The BBC's documentary series of six programmes 'Can't take it with you' highlighted the importance of making a Will. It revealed that a staggering 70% of people have never made a Will.

For families who have built up their businesses and want to pass it on to the next generation, whether during their lifetime or through a Will, succession planning is absolutely essential. Business owners need to give regard as to how they would like their business to continue and be managed whilst taking into consideration the interests of those children who work in the business and those who do not. Each and every business is different but here are some tips:

  1. Dig out any agreements such as Partnership Agreements, Shareholders' Agreements and Articles of Association. They can help to determine the value of your business.
  2. If you've got business partners you should discuss your plans for succession with them first. Have they made any plans themselves? How will their plans fit into yours?
  3. Discuss with family members. Which ones want to be involved in your business and which do not? Can they work together? Why not get them all together offsite and open proper discussions so that everyone can air their views, even if it might mean you have to change your plans - after all, they have to be workable plans. You have other decisions to make about whether the shares should be held outright by your children or held in a family trust, which would ensure that there is no dilution of ownership over the generations. Fairness is a practical issue but fraught with emotion.
  4. Where family members do not want to be involved in the business in a practical way, consider the alternatives. Check life insurance policies so that each business partner has the funds to buy the family out.
  5. If you haven't made a Will, now is the time to make one. This will ensure the success of your plans; otherwise your business might end up in the wrong hands.

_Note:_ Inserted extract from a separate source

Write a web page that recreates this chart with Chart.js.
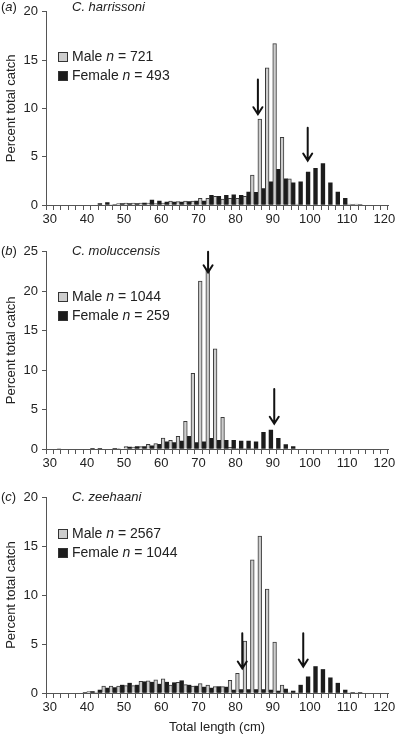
<!DOCTYPE html>
<html>
<head>
<meta charset="UTF-8">
<title>Length frequency - C. harrissoni, C. moluccensis, C. zeehaani</title>
<script src="https://cdn.jsdelivr.net/npm/chart.js"></script>
<style>
    body { margin: 0; background: #fff; font-family: 'Liberation Sans', Arial, sans-serif; }
    #wrap { position: relative; width: 399px; height: 735px; }
    .panel { position: absolute; left: 0; width: 399px; }
    .panel canvas { position: absolute; left: 0; top: 0; }
    .tag { position: absolute; left: 1px; font-size: 13px; color: #222; line-height: 14px; }
    .species { position: absolute; left: 72px; font-size: 13px; font-style: italic; color: #222; line-height: 14px; }
    .legend { position: absolute; left: 58px; font-size: 14px; color: #222; }
    .legend div { height: 19px; line-height: 19px; white-space: nowrap; }
    .legend span.box { display: inline-block; width: 8px; height: 8px; border: 1px solid #333; margin-right: 4px; vertical-align: -1px; }
</style>
</head>
<body>
<div id="wrap"></div>

<script>
    // length bins (cm, lower edge), 2 cm wide
    const bins = [30, 32, 34, 36, 38, 40, 42, 44, 46, 48, 50, 52, 54, 56, 58, 60, 62, 64, 66, 68,
                  70, 72, 74, 76, 78, 80, 82, 84, 86, 88, 90, 92, 94, 96, 98, 100, 102, 104, 106, 108,
                  110, 112, 114, 116, 118];

    // (a) C. harrissoni
    const harrMale = [0, 0, 0, 0, 0, 0, 0, 0, 0.05, 0.15, 0.2, 0.2, 0.2, 0.2, 0.15, 0.2, 0.4, 0.35, 0.4, 0.4,
                      0.7, 0.7, 0.9, 0.6, 0.7, 0.7, 0.9, 3.1, 8.9, 14.2, 16.7, 7.0, 2.7, 0.1, 0, 0, 0, 0, 0, 0,
                      0.1, 0.1, 0, 0, 0];
    const harrFemale = [0, 0, 0, 0, 0, 0, 0.15, 0.25, 0.05, 0.15, 0.15, 0.15, 0.2, 0.5, 0.4, 0.3, 0.3, 0.3, 0.35, 0.4,
                        0.4, 1.0, 0.9, 1.0, 1.05, 1.0, 1.35, 1.3, 1.7, 2.4, 3.7, 2.7, 2.3, 2.4, 3.4, 3.8, 4.3, 2.3, 1.35, 0.7,
                        0.05, 0.05, 0, 0, 0];

    // (b) C. moluccensis
    const molMale = [0, 0.1, 0, 0, 0, 0, 0, 0, 0, 0.05, 0.3, 0.25, 0.3, 0.6, 0.7, 1.4, 1.1, 1.6, 3.5, 9.6,
                     21.3, 22.8, 12.7, 4.0, 0.2, 0.1, 0.1, 0.1, 0, 0, 0, 0, 0, 0, 0, 0, 0, 0, 0, 0,
                     0, 0, 0, 0, 0];
    const molFemale = [0, 0, 0, 0, 0, 0.1, 0.1, 0, 0.1, 0, 0.25, 0.3, 0.3, 0.4, 0.6, 0.9, 0.8, 1.0, 1.6, 0.8,
                       0.9, 1.35, 1.1, 1.1, 1.1, 1.0, 1.0, 0.9, 2.1, 2.4, 1.35, 0.55, 0.3, 0, 0, 0, 0, 0, 0, 0,
                       0, 0, 0, 0, 0];

    // (c) C. zeehaani
    const zeeMale = [0, 0, 0, 0, 0, 0.15, 0.1, 0.7, 0.7, 0.7, 0.75, 0.75, 1.2, 1.25, 1.35, 1.45, 0.8, 1.1, 0.85, 0.7,
                     0.95, 0.8, 0.65, 0.65, 1.3, 2.0, 5.3, 13.6, 16.0, 10.6, 5.2, 0.8, 0.1, 0.05, 0, 0, 0, 0, 0, 0,
                     0.05, 0.05, 0, 0, 0];
    const zeeFemale = [0, 0, 0, 0, 0.05, 0.15, 0.3, 0.5, 0.55, 0.8, 1.0, 0.8, 1.15, 1.1, 0.9, 1.1, 1.05, 1.25, 0.8, 0.7,
                       0.6, 0.5, 0.65, 0.6, 0.3, 0.35, 0.35, 0.35, 0.35, 0.3, 0.2, 0.4, 0.2, 0.8, 1.65, 2.7, 2.4, 1.55, 1.0, 0.3,
                       0.05, 0.05, 0, 0, 0];

    // arrows: [length, top value, tip value]
    const harrArrows = [[86, 13, 9.4], [99.4, 8, 4.6]];
    const molArrows = [[72.6, 25, 22.4], [90.4, 7.6, 3.2]];
    const zeeArrows = [[81.8, 6.1, 2.5], [98.2, 6.1, 2.7]];

    const maleColor = '#cdcdcd';
    const femaleColor = '#1c1c1c';
    const edgeColor = '#3a3a3a';
    const fontSpec = { family: "'Liberation Sans', Arial, sans-serif", size: 13 };

    const panels = [
        { tag: 'a', species: 'C. harrissoni', male: harrMale, female: harrFemale, nMale: 721, nFemale: 493,
          yMax: 20, arrows: harrArrows, top: 0, height: 230, padTop: 7, axisH: 25, legendTop: 47, xTitle: false },
        { tag: 'b', species: 'C. moluccensis', male: molMale, female: molFemale, nMale: 1044, nFemale: 259,
          yMax: 25, arrows: molArrows, top: 240, height: 234, padTop: 11, axisH: 25, legendTop: 47, xTitle: false },
        { tag: 'c', species: 'C. zeehaani', male: zeeMale, female: zeeFemale, nMale: 2567, nFemale: 1044,
          yMax: 20, arrows: zeeArrows, top: 480, height: 255, padTop: 17, axisH: 42, legendTop: 44, xTitle: true }
    ];

    // draws the down arrows marking length at maturity
    const arrowPlugin = {
        id: 'arrows',
        afterDatasetsDraw(chart, args, opts) {
            const ctx = chart.ctx;
            const xs = chart.scales.x, ys = chart.scales.y;
            ctx.save();
            ctx.strokeStyle = '#111';
            ctx.lineWidth = 2;
            ctx.lineCap = 'round';
            (opts.list || []).forEach(a => {
                const x = xs.getPixelForValue(a[0]);
                const y0 = ys.getPixelForValue(a[1]);
                const y1 = ys.getPixelForValue(a[2]);
                ctx.beginPath();
                ctx.moveTo(x, y0);
                ctx.lineTo(x, y1 - 1);
                ctx.moveTo(x - 4.5, y1 - 7);
                ctx.lineTo(x, y1);
                ctx.lineTo(x + 4.5, y1 - 7);
                ctx.stroke();
            });
            ctx.restore();
        }
    };

    const wrap = document.getElementById('wrap');

    panels.forEach(p => {
        const div = document.createElement('div');
        div.className = 'panel';
        div.style.top = p.top + 'px';
        div.style.height = p.height + 'px';
        div.innerHTML =
            '<canvas width="399" height="' + p.height + '"></canvas>' +
            '<div class="tag" style="top:' + (p.padTop - 7) + 'px">(<i>' + p.tag + '</i>)</div>' +
            '<div class="species" style="top:' + (p.padTop - 7) + 'px">' + p.species + '</div>' +
            '<div class="legend" style="top:' + p.legendTop + 'px">' +
              '<div><span class="box" style="background:' + maleColor + '"></span>Male <i>n</i> = ' + p.nMale + '</div>' +
              '<div><span class="box" style="background:' + femaleColor + '"></span>Female <i>n</i> = ' + p.nFemale + '</div>' +
            '</div>';
        wrap.appendChild(div);

        const canvas = div.querySelector('canvas');
        canvas.style.width = '399px';
        canvas.style.height = p.height + 'px';

        new Chart(canvas.getContext('2d'), {
            type: 'bar',
            data: {
                datasets: [
                    {
                        label: 'Male',
                        data: bins.map((b, i) => ({ x: b + 1, y: p.male[i] || null })),
                        backgroundColor: maleColor,
                        borderColor: edgeColor,
                        borderWidth: 1
                    },
                    {
                        label: 'Female',
                        data: bins.map((b, i) => ({ x: b + 1, y: p.female[i] || null })),
                        backgroundColor: femaleColor,
                        borderColor: femaleColor,
                        borderWidth: 0
                    }
                ]
            },
            options: {
                responsive: false,
                animation: false,
                layout: { padding: { top: p.padTop, right: 0, left: 0, bottom: 0 } },
                datasets: { bar: { categoryPercentage: 1, barPercentage: 1 } },
                scales: {
                    x: {
                        type: 'linear',
                        min: 30,
                        max: 120,
                        afterFit: s => { s.height = p.axisH; s.paddingRight = 11; s.paddingLeft = 0; },
                        border: { color: '#555', width: 1 },
                        grid: { drawOnChartArea: false, drawTicks: true, tickLength: 5, color: '#555' },
                        ticks: {
                            stepSize: 2,
                            autoSkip: false,
                            maxRotation: 0,
                            padding: 2,
                            color: '#222',
                            font: fontSpec,
                            callback: v => (v % 10 === 0 ? String(v) : '')
                        },
                        title: {
                            display: p.xTitle,
                            text: 'Total length (cm)',
                            color: '#222',
                            font: fontSpec,
                            padding: { top: 2, bottom: 0 }
                        }
                    },
                    y: {
                        min: 0,
                        max: p.yMax,
                        afterFit: s => { s.width = 46; },
                        border: { color: '#555', width: 1 },
                        grid: { drawOnChartArea: false, drawTicks: true, tickLength: 4, color: '#555' },
                        ticks: { stepSize: 5, padding: 4, color: '#222', font: fontSpec },
                        title: {
                            display: true,
                            text: 'Percent total catch',
                            color: '#222',
                            font: fontSpec,
                            padding: { top: 4, bottom: 0 }
                        }
                    }
                },
                plugins: {
                    legend: { display: false },
                    tooltip: { enabled: false },
                    arrows: { list: p.arrows }
                }
            },
            plugins: [arrowPlugin]
        });
    });
</script>
</body>
</html>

  6. Make sure you effectively use all available tax reliefs, for example Business Property Relief (BPR).
  7. Choose your executors and trustees carefully - you'll want people who will ensure the smooth transition of your business from your estate to your beneficiaries. They need to be people you can trust to make decisions in the best interests of your family and your business.
  8. With the changing nature of the economy and business in general, you'll need to review your affairs at regular intervals.
  9. Finally make sure your papers are in order, up-to-date and keep them somewhere safe.